Nachweisbar sind Maibäume erst um die Mitte des 18. Jahrhunderts, während die glatte Maistange, die ja oft auch im Wettkampf noch erklettert werden muß, schon zu Beginn des 16. Jahrhunderts belegt ist.
Noch älter ist der Brauch, einen eingewurzelten Baum zum Zeichen der Tanzfreiheit zu schmücken, und ihn zum Austragungsmittelpunkt für Spiele und Tänze zu erwählen.
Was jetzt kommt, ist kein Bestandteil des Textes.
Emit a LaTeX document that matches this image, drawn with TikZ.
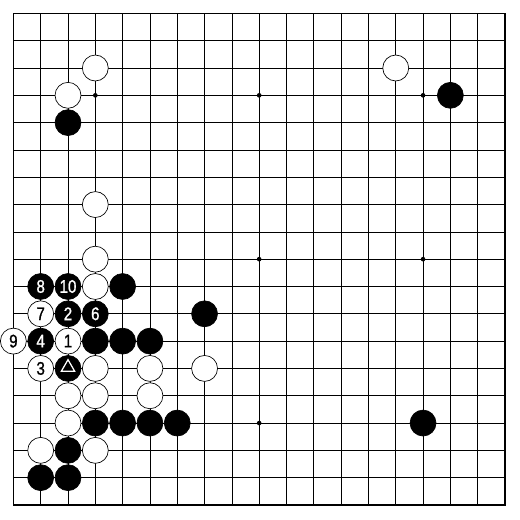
\documentclass[tikz,border=0pt]{standalone}
\usepackage{fontspec}
\newfontfamily\stonefont[FakeStretch=0.83,FakeBold=1]{Liberation Sans}
\newcommand\stonenum{\stonefont\fontsize{19pt}{19pt}\selectfont}
\usetikzlibrary{shapes.geometric}

\begin{document}
\begin{tikzpicture}[x=1cm,y=-1cm,
    bstone/.style={draw,circle,fill=black,minimum size=0.95cm,inner sep=0pt,line width=0.7pt,
        text=white,font=\stonenum},
    wstone/.style={bstone,fill=white,text=black}]
    \useasboundingbox (-0.49,-0.49) rectangle (18.55,18.55);

    \foreach \i in {0,...,18} {
        \draw[line width=0.7pt] (\i,0) -- (\i,18);
        \draw[line width=0.7pt] (0,\i) -- (18,\i);
    }
    \draw[line width=1.8pt] (0,0) rectangle (18,18);
    \foreach \x in {3,9,15}
        \foreach \y in {3,9,15}
            \fill (\x,\y) circle (0.085);

    \foreach \c/\r in {3/2,2/3,14/2,3/7,3/9,3/10,3/13,5/13,7/13,2/14,3/14,5/14,2/15,1/16,3/16}
        \node[wstone] (w\c-\r) at (\c,\r) {};
    \foreach \c/\r in {2/4,16/3,4/10,7/11,3/12,4/12,5/12,3/15,4/15,5/15,6/15,15/15,2/16,1/17,2/17}
        \node[bstone] (b\c-\r) at (\c,\r) {};

    \foreach \c/\r/\n in {2/12/1,1/13/3,1/11/7,0/12/9}
        \node[wstone] (m\n) at (\c,\r) {\n};
    \foreach \c/\r/\n in {2/11/2,1/12/4,3/11/6,1/10/8,2/10/10}
        \node[bstone] (m\n) at (\c,\r) {\n};

    \node[bstone] (tri) at (2,13) {};
    \node[draw=white,line width=1.3pt,regular polygon,regular polygon sides=3,
        minimum size=0.56cm,inner sep=0pt,yshift=0.04cm] (mark) at (tri) {};
\end{tikzpicture}
\end{document}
Regelmäßige, termingebundene Maibaumbräuche kamen später infolge des 30-jährigen Krieges auf. In jener Zeit stellten die Soldaten am ersten Mai Ehrenbäume für Offiziere, Fürsten oder hohe Gemeindevertreter auf, wofür Maibier ausgeschenkt und andere Vergünstigungen gewährt wurden.
Während der Maibaum bei den Predigern der Gegenreformation freundliche Anerkennung fand, stieß er bei den evangelischen Theologen und Aufklärerfürsten auf Ablehnung. Verschärfte Forstbestimmungen brachten den Brauch vielerorts zum Erliegen.
Nach einem erneuten Aufschwung im 19. Jahrhundert wurde der Maibaum nach dem Ende des ersten Weltkrieges zur Modeerscheinung und erlebte seine weiteste Verbreitung mit der Propaganda der Nationalsozialisten, die den Maibaum zum Sinnbild der erwachenden Natur erklärten.